No ponto de entregas onde a encontramos, há um hub, estrutura criada pelo Ifood, com banheiro e água disponível aos entregadores. Mas, segundo a entregadora, nem sempre a estrutura está disponível para uso. Quando alguns entregadores adotam práticas que desagradam os responsáveis pelo hub, o acesso ao banheiro e a outros serviços disponíveis fica proibido. “Então, em relação a usar banheiro, a gente tem que ir dentro do shopping, vai entregar algum pedido e usa o banheiro, se deixarem. Água, a gente traz de casa. E come no meio da rua”, relata.
Além da falta de estrutura, Levi tem que lidar com o ambiente majoritariamente masculino, o que inclui piadas e brincadeiras machistas, denuncia ela. “Realmente a dificuldade é mais as brincadeiras e conversas e o local que querendo ou não a gente não se sente bem. As conversas são meio machistas e meio íntimas. No caso, é horrível para a gente ficar escutando e não poder retrucar”, desabafa.
Além do trânsito do Recife, intenso e hostil aos ciclistas e onde Levi já sofreu três acidentes, felizmente sem resultados graves, o peso da bag quando o app toca e oferece uma entrega volumosa, se torna outro problema. “A bag incomoda quando a gente pega entregas grandes, três ou quatro pizzas, refrigerante. Quando tem que fazer feira para o cliente. Realmente tenho muita dor na coluna”, reclama.
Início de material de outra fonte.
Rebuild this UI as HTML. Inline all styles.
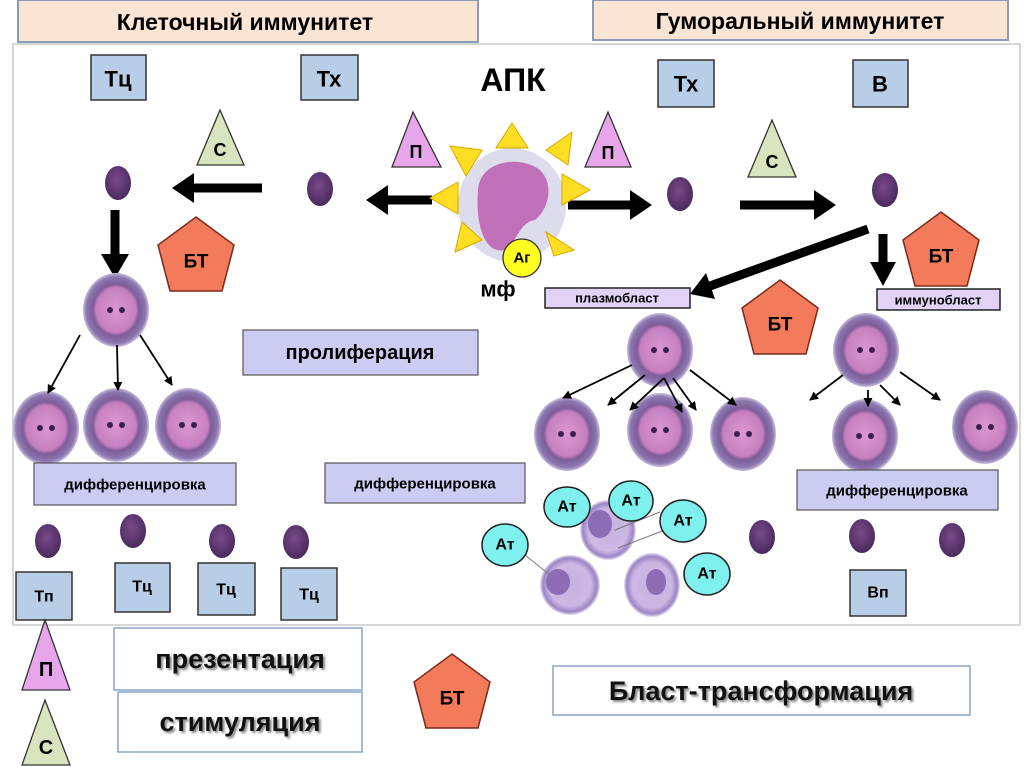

Para que não haja risco de as contas não fecharem no fim do mês, Levi mantém o foco na resiliência e, com isso, mesmo sentindo dores no tornozelo e na coluna, não larga a jornada. Quem lhe impõe limites é o ciclo menstrual, no caso dela, marcado por cólicas, dores de cabeça e muita febre. “Quando estou menstruada, eu paro, não venho trabalhar”, arremata.
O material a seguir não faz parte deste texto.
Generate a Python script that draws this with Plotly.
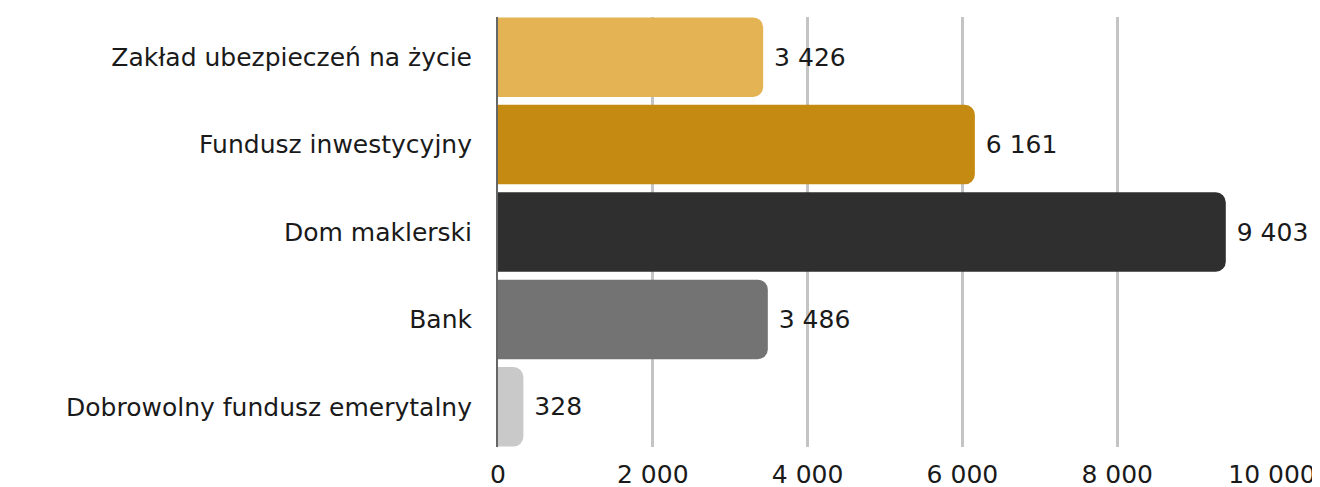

Levi reconhece que conseguir um bom emprego está difícil. Por essa razão, não alimenta sonhos naquilo que já tentou alcançar sem êxito. Faz planos para ampliar a renda no serviço de delivery, “que é o que tem pra hoje”. Nessa direção, ela já traçou as estratégias. “Ela está desempregada, mas ela também vai comprar uma bike e também quer trabalhar no aplicativo”, afirma.
Para Levi, que está neste tipo de serviço há mais tempo, a ideia é investir em uma moto para aliviar o esforço sobre o tornozelo castigado por várias lesões e ganhar tempo, realizando mais entregas. “Eu fiz uma vaquinha online para tirar a minha habilitação e alugar uma moto depois que eu juntar um dinheiro para a gente se sustentar e não passar nenhuma crise. Já consegui metade até agora”, afirma com ar de cansaço, mas, ainda assim, com tom comemorativo.
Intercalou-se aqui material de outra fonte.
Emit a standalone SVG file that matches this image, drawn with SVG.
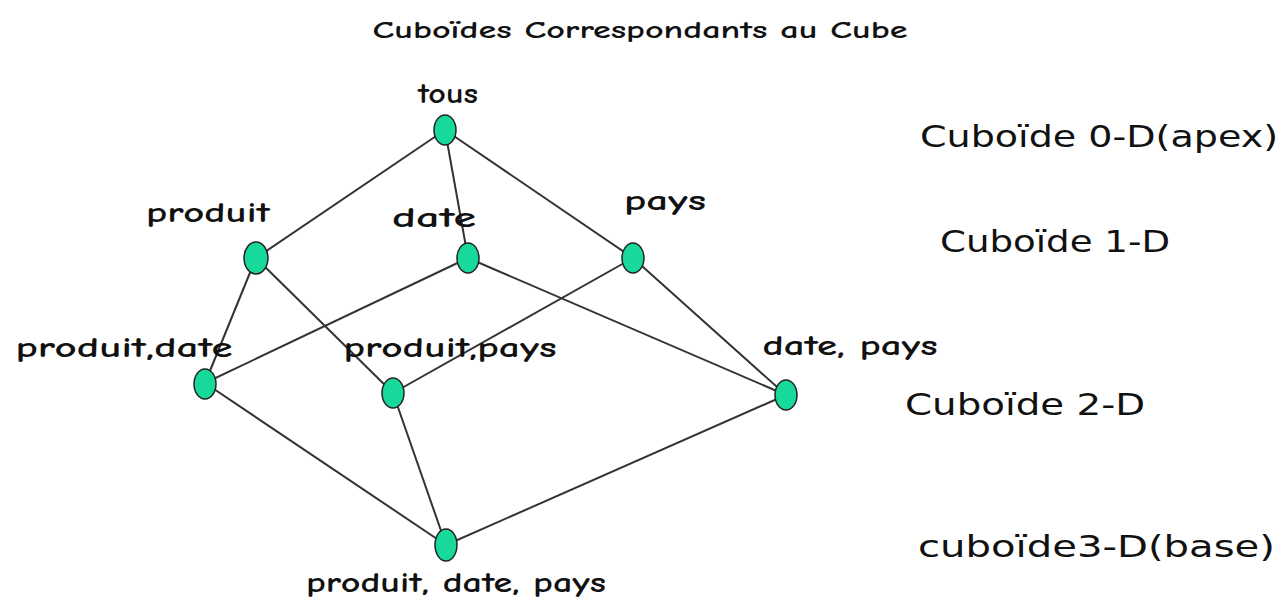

Durante a nossa apuração, Lívia Maria de Oliveira, de 27 anos, não se sentiu à vontade para revelar a sua identidade de gênero. Ao a abordarmos, percebemos que, diferente dos demais entregadores, ela estava afastada, a cerca de 300 metros do hab, em um grupo de entregadores homens, os quais ela considera companheiro. “O pessoal daqui é muito unido, se o meu pneu furar, eles ajudam”, completa. Horas mais tarde, quando eu chego em casa, recebo uma mensagem sua no zap, que dizia. “Olha, eu posso ser chamada na matéria de Levi Oliver? É que eu sou uma pessoa não binária, não sou homem, nem mulher?” Eu disse claro que sim, mas não deixei de perguntar porque ela não havia se apresentado assim. Ela disse “porque muita gente não entende”.